**Provided records:**
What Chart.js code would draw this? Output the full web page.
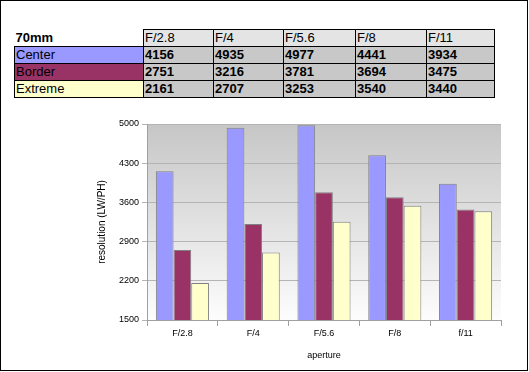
<!DOCTYPE html>
<html lang="en">
<head>
    <meta charset="UTF-8">
    <title>70mm resolution</title>
    <script src="https://cdn.jsdelivr.net/npm/chart.js"></script>
    <style>
        body {
            margin: 0;
            background: #fff;
            font-family: 'Liberation Sans', Arial, sans-serif;
        }

        #frame {
            position: absolute;
            left: 0;
            top: 0;
            width: 528px;
            height: 371px;
            box-sizing: border-box;
            border: 1px solid #000;
        }

        /* data table above the chart */
        #data-table {
            position: absolute;
            left: 14px;
            top: 29px;
            border-collapse: collapse;
            font-size: 13px;
            table-layout: fixed;
        }
        #data-table td {
            height: 16px;
            padding: 0 0 0 1px;
            border: 1px solid #000;
            line-height: 16px;
            white-space: nowrap;
        }
        #data-table tr.head td { background: #e4e4e4; }
        #data-table tr.head td.corner {
            background: #fff;
            border-top: none;
            border-left: none;
            font-weight: bold;
        }
        #data-table td.val {
            background: #c8c8c8;
            font-weight: bold;
        }

        #chart-box {
            position: absolute;
            left: 90px;
            top: 114px;
            width: 430px;
            height: 252px;
        }
    </style>
</head>
<body>
    <div id="frame"></div>
    <table id="data-table"></table>
    <div id="chart-box"><canvas id="chart"></canvas></div>

    <script>
        const tableTitle = '70mm';
        const tableApertures = ['F/2.8', 'F/4', 'F/5.6', 'F/8', 'F/11'];
        const chartApertures = ['F/2.8', 'F/4', 'F/5.6', 'F/8', 'f/11'];
        const seriesNames = ['Center', 'Border', 'Extreme'];
        const seriesColors = ['#9999ff', '#993366', '#ffffcc'];
        const center = [4156, 4935, 4977, 4441, 3934];
        const border = [2751, 3216, 3781, 3694, 3475];
        const extreme = [2161, 2707, 3253, 3540, 3440];
        const yTicks = [1500, 2200, 2900, 3600, 4300, 5000];

        const seriesValues = [center, border, extreme];

        // build the table
        const table = document.getElementById('data-table');
        const colWidths = [129, 70, 70, 72, 71, 68];
        let html = '<colgroup>' + colWidths.map(w => `<col style="width:${w}px">`).join('') + '</colgroup>';
        html += `<tr class="head"><td class="corner">${tableTitle}</td>` +
            tableApertures.map(a => `<td>${a}</td>`).join('') + '</tr>';
        seriesNames.forEach((name, i) => {
            html += `<tr><td style="background:${seriesColors[i]}">${name}</td>` +
                seriesValues[i].map(v => `<td class="val">${v}</td>`).join('') + '</tr>';
        });
        table.innerHTML = html;

        // grey-to-white plot background
        const plotBackground = {
            id: 'plotBackground',
            beforeDraw(chart) {
                const { ctx, chartArea: a } = chart;
                const grad = ctx.createLinearGradient(0, a.top, 0, a.bottom);
                grad.addColorStop(0, '#c6c6c6');
                grad.addColorStop(1, '#fdfdfd');
                ctx.save();
                ctx.fillStyle = grad;
                ctx.fillRect(a.left, a.top, a.right - a.left, a.bottom - a.top);
                ctx.restore();
            }
        };

        const ctx = document.getElementById('chart').getContext('2d');
        new Chart(ctx, {
            type: 'bar',
            data: {
                labels: chartApertures,
                datasets: seriesNames.map((name, i) => ({
                    label: name,
                    data: seriesValues[i],
                    backgroundColor: seriesColors[i],
                    borderColor: '#808080',
                    borderWidth: 1,
                    categoryPercentage: 0.75,
                    barPercentage: 1,
                })),
            },
            options: {
                responsive: true,
                maintainAspectRatio: false,
                animation: false,
                layout: { padding: { top: 10, right: 19, left: 0, bottom: 0 } },
                plugins: {
                    legend: { display: false },
                    tooltip: { enabled: false },
                },
                scales: {
                    x: {
                        afterFit: s => { s.height = 46; },
                        grid: {
                            drawOnChartArea: false,
                            drawTicks: true,
                            offset: true,
                            tickLength: 6,
                            color: '#a0a0a0',
                        },
                        border: { color: '#a0a0a0' },
                        ticks: {
                            color: '#000',
                            font: { family: 'Liberation Sans', size: 9 },
                            padding: 2,
                        },
                        title: {
                            display: true,
                            text: 'aperture',
                            color: '#000',
                            font: { family: 'Liberation Sans', size: 9 },
                            padding: { top: 0, bottom: 5 },
                        },
                    },
                    y: {
                        min: 1500,
                        max: 5000,
                        afterFit: s => { s.width = 57; },
                        afterBuildTicks: s => { s.ticks = yTicks.map(v => ({ value: v })); },
                        grid: {
                            color: '#b4b4b4',
                            tickLength: 5,
                        },
                        border: { color: '#a0a0a0' },
                        ticks: {
                            color: '#000',
                            font: { family: 'Liberation Sans', size: 9 },
                            padding: 3,
                            callback: v => String(v),
                        },
                        title: {
                            display: true,
                            text: 'resolution (LW/PH)',
                            color: '#000',
                            font: { family: 'Liberation Sans', size: 10 },
                            padding: { top: 6, bottom: 4 },
                        },
                    },
                },
            },
            plugins: [plotBackground],
        });
    </script>
</body>
</html>
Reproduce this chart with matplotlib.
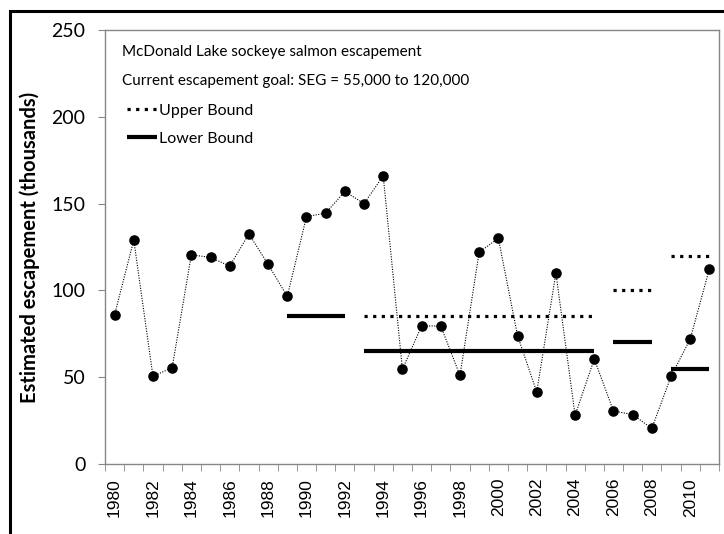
import matplotlib
matplotlib.use("Agg")
import matplotlib.pyplot as plt
from matplotlib.patches import Rectangle
from matplotlib.ticker import FixedLocator, NullFormatter

# escapement, thousands of fish
years = list(range(1980, 2012))
escapement = [86, 129, 50.5, 55.5, 120.5, 119, 114, 132.5, 115, 96.5,
              142.5, 144.5, 157, 150, 166, 54.5, 79.5, 79.5, 51, 122,
              130, 74, 41.5, 110, 28, 60.5, 30.5, 28.5, 20.5, 50.5,
              72, 112.5]

# escapement goal periods (first year, last year) and bounds
goal_start = [1989, 1993, 2006, 2009]
goal_end = [1992, 2005, 2008, 2011]
lower_bound = [85, 65, 70, 55]
upper_bound = [None, 85, 100, 120]

title_lines = ["McDonald Lake sockeye salmon escapement",
               "Current escapement goal: SEG = 55,000 to 120,000"]

FONT = "Lato"
GRID = "#868686"

fig = plt.figure(figsize=(7.24, 5.34), dpi=100)
ax = fig.add_axes([105/724, 70/534, 614/724, 434/534])

x = [y - years[0] for y in years]
ax.plot(x, escapement, color="k", ls=(0, (1, 1.3)), lw=0.8,
        marker="o", ms=6.6, mec="k", mfc="k", zorder=3)

up_handle = lo_handle = None
for s, e, lo, up in zip(goal_start, goal_end, lower_bound, upper_bound):
    xs = [s - years[0], e - years[0]]
    lo_handle, = ax.plot(xs, [lo, lo], color="k", lw=3, solid_capstyle="butt",
                         label="Lower Bound", zorder=2)
    if up is not None:
        up_handle, = ax.plot(xs, [up, up], color="k", lw=2.3,
                             ls=(0, (1, 1.7)), label="Upper Bound", zorder=2)

ax.set_xlim(-0.5, len(years) - 0.5)
ax.set_ylim(0, 250)
ax.set_yticks([0, 50, 100, 150, 200, 250])
ax.set_yticklabels(["0", "50", "100", "150", "200", "250"],
                   fontfamily=FONT, fontsize=14)

ax.xaxis.set_major_locator(FixedLocator(x[::2]))
ax.set_xticklabels([str(y) for y in years[::2]], rotation=90,
                   fontfamily="Liberation Sans", fontsize=12.5)
ax.xaxis.set_minor_locator(FixedLocator([i - 0.5 for i in range(len(years) + 1)]))
ax.xaxis.set_minor_formatter(NullFormatter())
ax.tick_params(axis="x", which="major", length=0, pad=10)
ax.tick_params(axis="x", which="minor", length=5, color=GRID, direction="out")
ax.tick_params(axis="y", length=5, color=GRID, direction="out", pad=9)

for sp in ax.spines.values():
    sp.set_color(GRID)
    sp.set_linewidth(1.0)

ax.set_ylabel("Estimated escapement (thousands)", fontfamily=FONT,
              fontweight="bold", fontsize=14.5)
ax.yaxis.set_label_coords(-0.106, 0.5)

ax.text(0.028, 0.940, title_lines[0], transform=ax.transAxes, va="baseline",
        fontfamily=FONT, fontsize=11)
ax.text(0.028, 0.873, title_lines[1], transform=ax.transAxes, va="baseline",
        fontfamily=FONT, fontsize=11)

leg = ax.legend([up_handle, lo_handle], ["Upper Bound", "Lower Bound"],
                loc="upper left", bbox_to_anchor=(0.036, 0.831),
                frameon=False, borderaxespad=0, borderpad=0,
                handlelength=1.9, handletextpad=0.1, labelspacing=0.9,
                prop={"family": FONT, "size": 11.5})

# outer chart border (black frame around the chart area)
fig.patches.append(Rectangle((9.5/724, -0.1), 1.2, 1.1 - 11/534,
                             transform=fig.transFigure, fill=False,
                             ec="k", lw=2.2, zorder=0))

fig.savefig("out.png", dpi=100)
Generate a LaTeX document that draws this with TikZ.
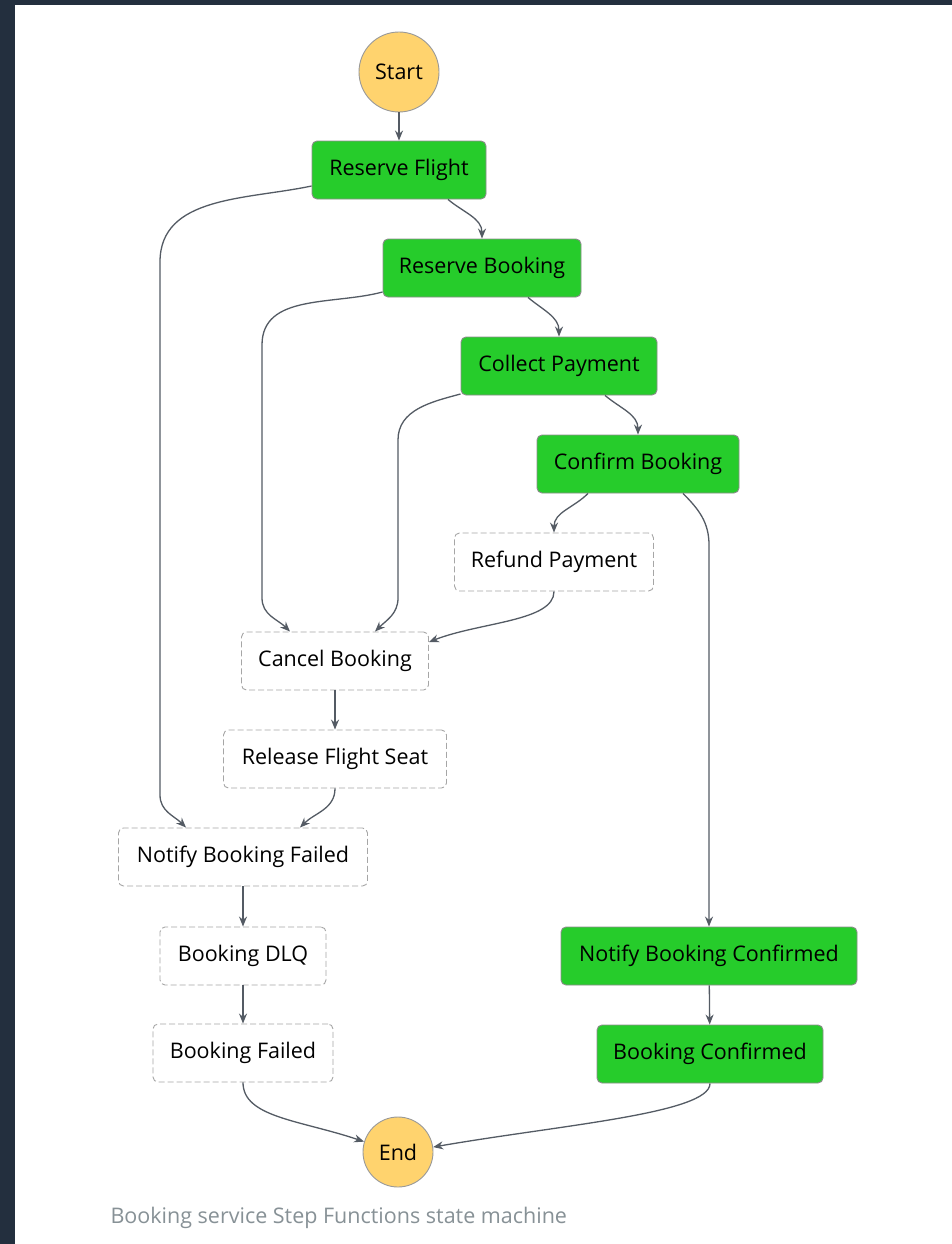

**Given task:** Reproduce exactly the run of lines that opens the listing and closes with the line holding "const yTicks = [1500, 2200, 2900, 3600, 4300, 5000];". Pictures are excluded.

**Response to the task:**
What Chart.js code would draw this? Output the full web page.
<!DOCTYPE html>
<html lang="en">
<head>
    <meta charset="UTF-8">
    <title>70mm resolution</title>
    <script src="https://cdn.jsdelivr.net/npm/chart.js"></script>
    <style>
        body {
            margin: 0;
            background: #fff;
            font-family: 'Liberation Sans', Arial, sans-serif;
        }

        #frame {
            position: absolute;
            left: 0;
            top: 0;
            width: 528px;
            height: 371px;
            box-sizing: border-box;
            border: 1px solid #000;
        }

        /* data table above the chart */
        #data-table {
            position: absolute;
            left: 14px;
            top: 29px;
            border-collapse: collapse;
            font-size: 13px;
            table-layout: fixed;
        }
        #data-table td {
            height: 16px;
            padding: 0 0 0 1px;
            border: 1px solid #000;
            line-height: 16px;
            white-space: nowrap;
        }
        #data-table tr.head td { background: #e4e4e4; }
        #data-table tr.head td.corner {
            background: #fff;
            border-top: none;
            border-left: none;
            font-weight: bold;
        }
        #data-table td.val {
            background: #c8c8c8;
            font-weight: bold;
        }

        #chart-box {
            position: absolute;
            left: 90px;
            top: 114px;
            width: 430px;
            height: 252px;
        }
    </style>
</head>
<body>
    <div id="frame"></div>
    <table id="data-table"></table>
    <div id="chart-box"><canvas id="chart"></canvas></div>

    <script>
        const tableTitle = '70mm';
        const tableApertures = ['F/2.8', 'F/4', 'F/5.6', 'F/8', 'F/11'];
        const chartApertures = ['F/2.8', 'F/4', 'F/5.6', 'F/8', 'f/11'];
        const seriesNames = ['Center', 'Border', 'Extreme'];
        const seriesColors = ['#9999ff', '#993366', '#ffffcc'];
        const center = [4156, 4935, 4977, 4441, 3934];
        const border = [2751, 3216, 3781, 3694, 3475];
        const extreme = [2161, 2707, 3253, 3540, 3440];
        const yTicks = [1500, 2200, 2900, 3600, 4300, 5000];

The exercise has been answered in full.